I had problems with loading after fouling due to a variety of 209 primers (yes, I tried them all). With musket caps and American Pioneer I can shoot 15 to 20 shots without swabbing/cleaning so I was disappointed with the 209s.

So, I decided to try T-EZ 250 grain Barnes Blue Tipped Muzzleloader Bullets. The EZ stands for Easy to load. Even in fouled barrels. But tighter than Powerbelts....

Remington Mod 700 
Open sights
"Hood of the truck" at 60 yards (hurried 5 shots 50 minutes to dark)
2 sticks (100 grains) American Pioneer Powder
CCI 209 Muzzleloader primers
250 grain Barnes T-EZ Bullets
Final shot-outlyer bottom Center- was shot #5 with a platinum powerbelt just to see if it would group. 
Upper left called flyer (crushed my powder sticks..oops)
No cleaning after 2 foulers and 5 shots.
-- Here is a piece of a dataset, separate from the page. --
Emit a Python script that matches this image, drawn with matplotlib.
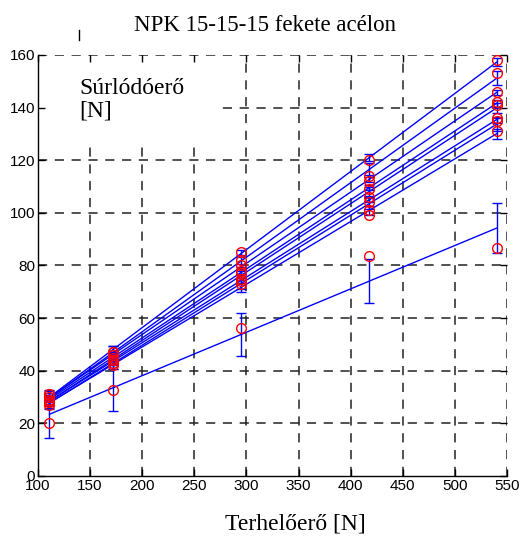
import numpy as np
import matplotlib
matplotlib.use("Agg")
import matplotlib.pyplot as plt
from matplotlib.patches import Rectangle
from matplotlib.lines import Line2D

# load levels [N]
terheles = np.array([111, 172, 295, 418, 540], dtype=float)

# measured friction forces [N], one row per measurement series
surlodas_1 = [31, 47, 85, 120, 158]
surlodas_2 = [31, 46, 82, 114, 153]
surlodas_3 = [29, 47, 80, 112, 146]
surlodas_4 = [30, 44, 78, 109, 142]
surlodas_5 = [28, 45, 77, 106, 141]
surlodas_6 = [29, 43, 75, 104, 136]
surlodas_7 = [27, 44, 74, 101, 135]
surlodas_8 = [28, 42, 73, 99, 131]
surlodas_9 = [20.2, 32.5, 56.4, 83.5, 86.5]

series = [surlodas_1, surlodas_2, surlodas_3, surlodas_4, surlodas_5,
          surlodas_6, surlodas_7, surlodas_8, surlodas_9]


def linfit_delta(x, y):
    '''
    Linear fit plus the prediction error estimate (like polyval's delta).
    '''
    y = np.asarray(y, dtype=float)
    p = np.polyfit(x, y, 1)
    yfit = np.polyval(p, x)
    n = len(x)
    s = np.sqrt(np.sum((y - yfit) ** 2) / (n - 2))
    dx = x - x.mean()
    delta = s * np.sqrt(1 + 1.0 / n + dx ** 2 / np.sum(dx ** 2))
    return yfit, delta


serif = 'Liberation Serif'
sans = 'Liberation Sans'

fig = plt.figure(figsize=(5.22, 5.37), dpi=100)
ax = fig.add_axes([0.0728, 0.1136, 0.8985, 0.784])

ax.set_xlim(100, 550)
ax.set_ylim(0, 160)
ax.set_xticks(np.arange(100, 551, 50))
ax.set_yticks(np.arange(0, 161, 20))

#### dashed grid drawn by hand so the label box can sit over it
for gx in np.arange(150, 551, 50):
    ax.axvline(gx, color='#222222', lw=1.1, ls=(0, (6, 5)), zorder=0.5)
for gy in np.arange(20, 161, 20):
    ax.axhline(gy, color='#222222', lw=1.1, ls=(0, (6, 5)), zorder=0.5)

ax.add_patch(Rectangle((100.5, 126), 176, 33.3, facecolor='white',
                       edgecolor='none', zorder=0.8))

for y in series:
    yfit, delta = linfit_delta(terheles, y)
    ax.plot(terheles, yfit, color='blue', lw=1.0, zorder=2)
    ax.errorbar(terheles, yfit, yerr=delta, fmt='none', ecolor='blue',
                elinewidth=1.0, capsize=3.5, capthick=1.0, zorder=2.5)
    ax.plot(terheles, y, 'o', mfc='none', mec='red', mew=1.0, ms=7,
            zorder=3)

ax.spines['top'].set_visible(False)
ax.spines['right'].set_visible(False)
ax.spines['left'].set_linewidth(1.0)
ax.spines['bottom'].set_linewidth(1.0)
ax.tick_params(direction='in', length=5, width=1.0, top=True, right=True,
               labelsize=11, pad=2)
for lab in ax.get_xticklabels() + ax.get_yticklabels():
    lab.set_family(sans)

ax.text(0.088, 0.945, 'Súrlódóerő\n[N]', transform=ax.transAxes,
        family=serif, fontsize=17, va='top', ha='left', linespacing=1.1,
        zorder=4)

fig.text(0.508, 0.953, 'NPK 15-15-15 fekete acélon', family=serif,
         fontsize=16.5, ha='center', va='center')
fig.text(0.566, 0.024, 'Terhelőerő [N]', family=serif, fontsize=17,
         ha='center', va='center')

fig.add_artist(Line2D([79 / 522, 79 / 522], [1 - 30 / 537, 1 - 40 / 537],
                      color='black', lw=1.0))

fig.savefig('out.png', dpi=100)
I just kept stuffing the Barnes, good consistent ramming pressures.

[attachment=1:q4p63yej]0119002303.jpg[/attachment:q4p63yej]

Just to make sure I was not imagining things, I stuffed a 6th shot, a Barnes T-EZ down the tube and fired a parting shot while I could still see and center punched this clay pigeon-60 yards.

[attachment=0:q4p63yej]0115001720.jpg[/attachment:q4p63yej]

Not bad for a last minute quick test....cant wait to get those Barnes T-EZ's to the 100 yard range and on some hogs....

Love Pioneer powder...I was clean in 3 patches.


----------



## goofy elk (Dec 16, 2007)

And here I thought I was the only one playing with a smoke pole in January?
Guess not!

Looks like that's going to work great Jungle.


----------



## jungle (May 10, 2008)

Thanks Goof,

I wear glasses so am considering a scope for the thing now.....one of the folks recommended Sightron 1x. 

More testing and sighting in eh? Guess I might as well shoot some phone books while I am at it!


----------



## tshuntin (Jul 13, 2008)

I just wish they would make these for the .54 cal's. It seems like not too many people shoot .54's anymore, but we sure love them....


----------



## Bears Butt (Sep 12, 2007)

I'm with you on the 54 thing. I have written to Barnes and they responded that it would not be cost effective for them to make in 54 because of limited demand. Have you tried the powerbelt? They shoot very well out of my Renegade, but someone on this forum said the mushrooming and weight retention was sub par on deer. I've never shot a deer with one, only shot at the range to see if my rifle liked them or not. They were flat and very fast. Consistent in grouping as well.


----------